4. Create Customer Relationships and Listen to Feedback
Humans are sort of egocentric.
We feel satisfied when our voices are heard—when they feel a part of some bigger picture. That may help to explain people griping and complaining on social media or review forums.
Sure, part of the equation is just simple venting when something doesn’t go according to plan but, also, there is usually some glimmer of hope in people that their words will inspire some sort of change.
A 2-Star review can be more than just a black mark on a company’s Google Play storefront—it can also represent an opportunity to improve. Rather than trying to silence your critics, work with them. Chances are, those complaints or critiques are sentiments shared between many customers and, if you take the opportunity to tune up your product based on feedback, you may iterate in ways that will ultimately boost customer retention rates.
Using comprehensive CRM software can also help to better manage and analyze customer relationships. You can never be too prepared, and keeping a thorough inventory of past conversations, decisions and client preferences can help streamline future interactions.
Creating a reciprocal relationship with customers can help foster an ongoing long-term business partnership. That doesn’t mean, necessarily, that you need to shower your user base with gifts. However, it makes people feel warm and fuzzy inside when they are provided with benefits or tokens to help underscore your appreciation for their continued use of your product.
Ultimately, you want your loyal users to become brand ambassadors and if your product is effective enough, and you have built a strong relationship with them, they will usually be more than happy to do so.
Simply put, keeping customers happy will discourage them from looking for alternatives. You don’t want to be that sad-ass (but also awesome-ass) last Blockbuster in Bend, Oregon still hanging on by a thread while all of your customers switched over to Netflix like 7 years ago.
5. Personalization is Key
Building on the idea of maintaining healthy customer relationships is the idea of providing each user with unique, personalized experiences.

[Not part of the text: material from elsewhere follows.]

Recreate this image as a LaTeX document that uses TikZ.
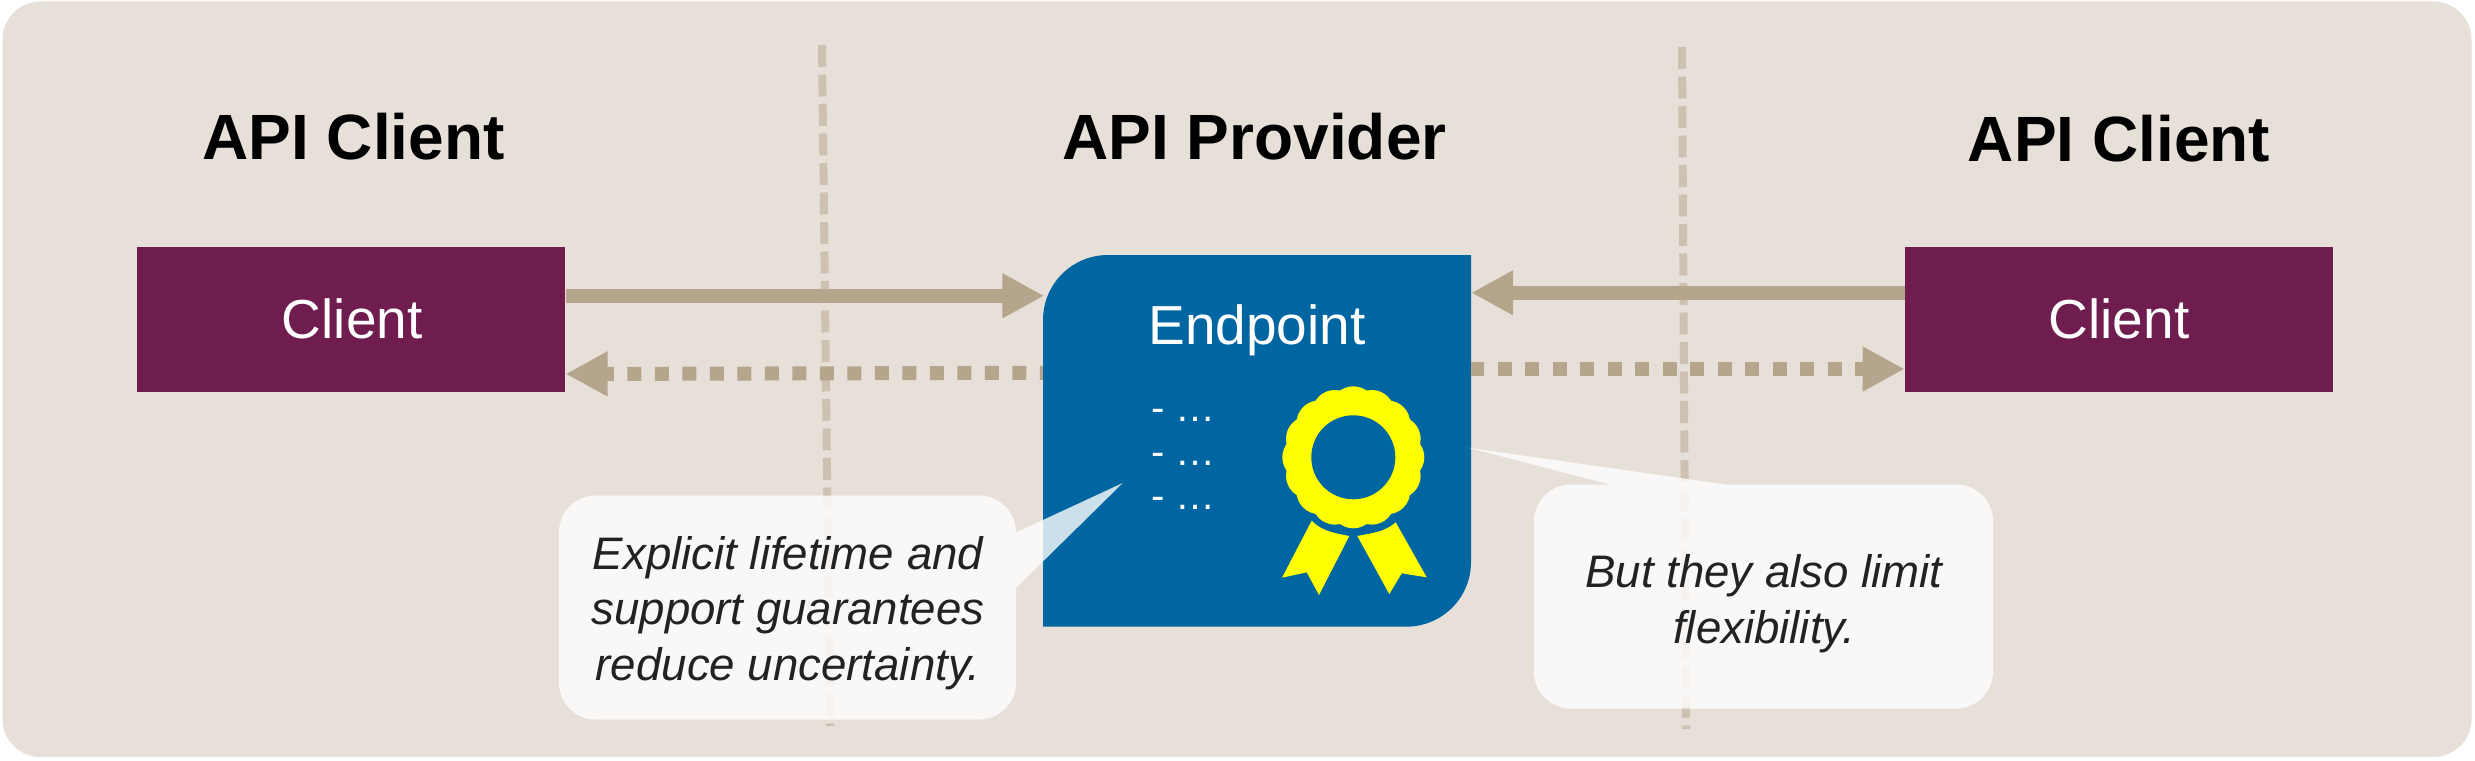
\documentclass[tikz,border=0pt]{standalone}
\usepackage{fontspec}
\setmainfont{Liberation Sans}
\usetikzlibrary{arrows.meta}
\definecolor{bgc}{HTML}{E7E0D9}
\definecolor{tan}{HTML}{B5A58D}
\definecolor{plum}{HTML}{6F1C4E}
\definecolor{epblue}{HTML}{0066A1}
\definecolor{ribbon}{HTML}{FFFF00}
\definecolor{ink}{HTML}{222222}
\tikzset{
  head/.style={font=\fontsize{64}{70}\selectfont\bfseries,text=black,inner sep=0pt},
  clientbox/.style={fill=plum,text=white,minimum width=428.3pt,minimum height=145pt,inner sep=0pt,font=\fontsize{55}{60}\selectfont},
  solidarrow/.style={draw=tan,line width=14pt,-{Triangle[length=42pt,width=42pt]}},
  dotarrow/.style={draw=tan,line width=14pt,-{Triangle[length=42pt,width=42pt]}},
  divider/.style={draw=tan,opacity=.5,line width=8pt,dash pattern=on 22pt off 7.5pt},
  bubble/.style={fill=white,fill opacity=.8},
  bubbletext/.style={text=ink,inner sep=0pt,align=center,font=\fontsize{45.6}{55.5}\selectfont\itshape},
  listitem/.style={text=white,inner sep=0pt,anchor=base west,font=\fontsize{40}{44}\selectfont},
}
\begin{document}
\begin{tikzpicture}[x=1pt,y=-1pt]
\useasboundingbox (0,0) rectangle (2475,760);
\fill[white] (0,0) rectangle (2475,760);
\fill[bgc,rounded corners=38pt] (2.5,1.5) rectangle (2471.5,757);
% headings
\node[head] (h1) at (353.5,137) {API Client};
\node[head] (h2) at (1254.5,137) {API Provider};
\node[head] (h3) at (2119,139) {API Client};
% clients
\node[clientbox] (c1) at (351.2,319.2) {\hspace*{2pt}Client};
\node[clientbox] (c2) at (2119,319.2) {Client};
% endpoint
\fill[epblue] (1043,626.7) -- (1043,320) .. controls (1043,284) and (1072,255) .. (1108,255)
  -- (1471,255) -- (1471,562) .. controls (1471,598) and (1442,626.7) .. (1406,626.7) -- cycle;
\node[minimum width=428pt,minimum height=371.7pt,inner sep=0pt] (ep) at (1257,440.85) {};
\node[text=white,inner sep=0pt,font=\fontsize{55}{60}\selectfont] (eplabel) at (1257,330) {Endpoint};
\node[listitem] (li1) at (1151,421.5) {- …};
\node[listitem] (li2) at (1151,465.5) {- …};
\node[listitem] (li3) at (1151,509.5) {- …};
% rosette
\fill[ribbon] (1353.3,457.3) circle (50);
\foreach \a in {0,22.5,...,337.5} \fill[ribbon] (1353.3,457.3) ++(\a:48.3) circle (22.7);
\fill[epblue] (1353.3,457.3) circle (42);
\fill[ribbon] (1311.7,520.7) .. controls (1320,530) and (1333,533) .. (1349.3,536) -- (1319,595) -- (1306.7,572.3) -- (1282,577.7) -- cycle;
\fill[ribbon] (1395.7,522.3) .. controls (1385,532) and (1372,533) .. (1357.3,536) -- (1389.3,594) -- (1401.7,573.3) -- (1426.7,577.3) -- cycle;
% connectors
\coordinate (a1s) at ([yshift=23.4pt]c1.east);
\coordinate (a1e) at ([xshift=1.5pt]a1s -| ep.west);
\coordinate (a2s) at ([yshift=26.4pt]c2.west);
\coordinate (a2e) at (a2s -| ep.east);
\coordinate (a3s) at (ep.west |- 0,372.8);
\coordinate (a3e) at ([yshift=-54.8pt]c1.east);
\coordinate (a4s) at (ep.east |- 0,369);
\coordinate (a4e) at (c2.west |- a4s);
\draw[solidarrow] (a1s) -- (a1e);
\draw[solidarrow] (a2s) -- (a2e);
\draw[dotarrow,dash pattern=on 14pt off 13.5pt,dash phase=11pt] (a3s) -- (a3e);
\draw[dotarrow,dash pattern=on 14pt off 13.5pt,dash phase=1pt] (a4s) -- (a4e);
% dividers
\coordinate (d1t) at (822,45);
\coordinate (d1b) at (830,726);
\coordinate (d2t) at (1682,47);
\coordinate (d2b) at (1686,729);
\draw[divider] (d1t) -- (d1b);
\draw[divider] (d2t) -- (d2b);
% callouts
\path[bubble] (596,495.5) -- (979,495.5) .. controls (999.4,495.5) and (1016,512) .. (1016,532.5)
  -- (1122.7,483) -- (1016,588) -- (1016,682.6) .. controls (1016,703) and (999.4,719.6) .. (979,719.6)
  -- (596,719.6) .. controls (575.6,719.6) and (559,703) .. (559,682.6)
  -- (559,532.5) .. controls (559,512) and (575.6,495.5) .. (596,495.5) -- cycle;
\node[bubbletext] (t1) at (788,613) {Explicit lifetime and\\support guarantees\\reduce uncertainty.};
\path[bubble] (1571,484.5) -- (1610,484.5) -- (1468.3,447.7) -- (1725,484.5) -- (1956,484.5)
  .. controls (1976.4,484.5) and (1993,501) .. (1993,521.5) -- (1993,671.5)
  .. controls (1993,692) and (1976.4,708.5) .. (1956,708.5) -- (1571,708.5)
  .. controls (1550.6,708.5) and (1534,692) .. (1534,671.5) -- (1534,521.5)
  .. controls (1534,501) and (1550.6,484.5) .. (1571,484.5) -- cycle;
\node[bubbletext] (t2) at (1764,603.5) {But they also limit\\flexibility.};
\end{tikzpicture}
\end{document}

This may sound like a tall task, but luckily, customers will usually be happy to take the onus on personalizing their own experience—they just need the tools, and expertise to guide them.

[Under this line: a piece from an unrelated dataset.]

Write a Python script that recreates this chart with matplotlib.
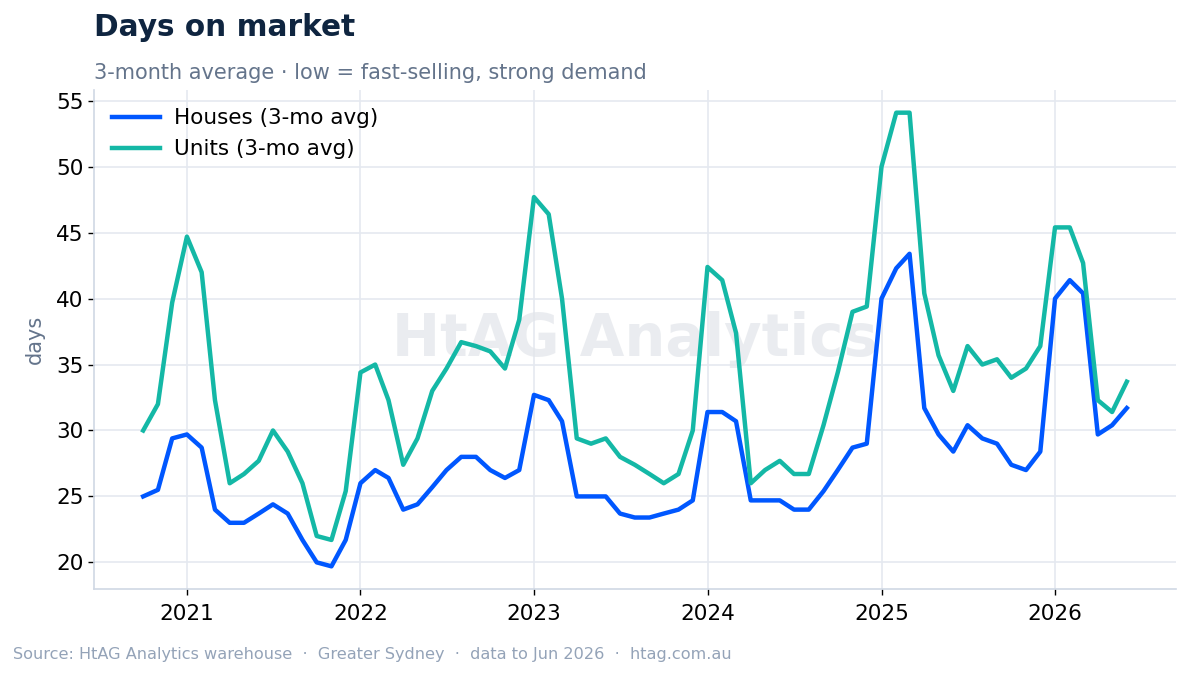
import matplotlib
matplotlib.use("Agg")
import matplotlib.pyplot as plt
import matplotlib.dates as mdates
import pandas as pd

months = pd.date_range("2020-10-01", "2026-06-01", freq="MS")

houses = [25.0, 25.5, 29.4, 29.7, 28.7, 24.0, 23.0, 23.0, 23.7, 24.4,
          23.7, 21.7, 20.0, 19.7, 21.7, 26.0, 27.0, 26.4, 24.0, 24.4,
          25.7, 27.0, 28.0, 28.0, 27.0, 26.4, 27.0, 32.7, 32.3, 30.7,
          25.0, 25.0, 25.0, 23.7, 23.4, 23.4, 23.7, 24.0, 24.7, 31.4,
          31.4, 30.7, 24.7, 24.7, 24.7, 24.0, 24.0, 25.4, 27.0, 28.7,
          29.0, 40.0, 42.3, 43.4, 31.7, 29.7, 28.4, 30.4, 29.4, 29.0,
          27.4, 27.0, 28.4, 40.0, 41.4, 40.4, 29.7, 30.4, 31.7]

units = [30.0, 32.0, 39.7, 44.7, 42.0, 32.3, 26.0, 26.7, 27.7, 30.0,
         28.4, 26.0, 22.0, 21.7, 25.4, 34.4, 35.0, 32.3, 27.4, 29.4,
         33.0, 34.7, 36.7, 36.4, 36.0, 34.7, 38.4, 47.7, 46.4, 40.0,
         29.4, 29.0, 29.4, 28.0, 27.4, 26.7, 26.0, 26.7, 30.0, 42.4,
         41.4, 37.4, 26.0, 27.0, 27.7, 26.7, 26.7, 30.4, 34.4, 39.0,
         39.4, 50.0, 54.1, 54.1, 40.4, 35.7, 33.0, 36.4, 35.0, 35.4,
         34.0, 34.7, 36.4, 45.4, 45.4, 42.7, 32.3, 31.4, 33.7]

yticks = [20, 25, 30, 35, 40, 45, 50, 55]

fig = plt.figure(figsize=(11.89, 6.76), dpi=100)
ax = fig.add_axes([94/1189, 1-589/676, (1176-94)/1189, (589-90)/676])

ax.plot(months, houses, color="#0057ff", lw=3.2, label="Houses (3-mo avg)", zorder=3)
ax.plot(months, units, color="#14b8a6", lw=3.2, label="Units (3-mo avg)", zorder=3)

ax.xaxis.set_major_locator(mdates.YearLocator())
ax.xaxis.set_major_formatter(mdates.DateFormatter("%Y"))
ax.set_yticks(yticks)
ax.grid(True, color="#e5e9f0", lw=1.2, zorder=0)
ax.set_axisbelow(True)
for s in ["top", "right"]:
    ax.spines[s].set_visible(False)
for s in ["left", "bottom"]:
    ax.spines[s].set_color("#d0d8e4")
    ax.spines[s].set_linewidth(1.2)
ax.tick_params(axis="both", labelsize=15.5, colors="#000000", length=4, width=1)
ax.tick_params(axis="x", pad=7)
ax.set_ylabel("days", fontsize=15, color="#64748b", labelpad=8)

ax.text(0.5, 0.5, "HtAG Analytics", transform=ax.transAxes, ha="center", va="center",
        fontsize=41.5, fontweight="bold", color="#e2e5ea", alpha=0.7, zorder=1)

leg = ax.legend(loc="upper left", frameon=False, fontsize=15.5, handlelength=2.2,
                handletextpad=0.65, borderaxespad=0.45)

fig.text(94/1189, 1-27/676, "Days on market", fontsize=21.3, fontweight="bold",
         color="#0f2540", ha="left", va="center")
fig.text(94/1189, 1-73/676, "3-month average · low = fast-selling, strong demand",
         fontsize=15, color="#64748b", ha="left", va="center")
fig.text(13/1189, 1-655/676,
         "Source: HtAG Analytics warehouse  ·  Greater Sydney  ·  data to Jun 2026  ·  htag.com.au",
         fontsize=11.65, color="#94a3b8", ha="left", va="center")

fig.savefig("out.png", dpi=100)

Creating a personalized experience should start with onboarding. Providing tailored, experientially derived onboarding will help to highlight your product’s key selling points while guiding users towards their desired endpoints.
You want to make your product’s different features as ‘sticky’ as possible—meaning that users can see their value clearly, and will be inclined to return to your product to use them.
By allowing for personalization, users will be more likely to remember your product because they will have invested a part of themselves into the customization process.
6. Re-Engagement is Possible
Slightly different than churned users are inactive customers. These are the users who are still paying for your service or who may have temporarily disabled their accounts. There are several ways to re-engage these accounts.
Don’t be afraid, for example, to re-onboard users. Giving inactive users a second shot at getting familiar with your product, or using the opportunity to show off new features, can be a great opportunity. Sometimes asking inactive users, “what’s up?” and trying to rekindle that dormant relationship is totally appropriate. If you’ve got a balling customer support team, this is their time to shine.
Final notes on retention & churn
Churn and retention are integral landmarks of a company’s success or failure. Each can help paint a bigger picture relating to aspects of your product or company that could use more work.
In the end, churn and retention are both valuable tools to consider while turning the microscope on your company’s customer relationship practices. A great retention strategy, combined with a keen eye for the signs or issues leading to user churn, is a winning formula that can help turn a small, struggling SaaS company into the heavily-hyped, can’t-miss app du jour.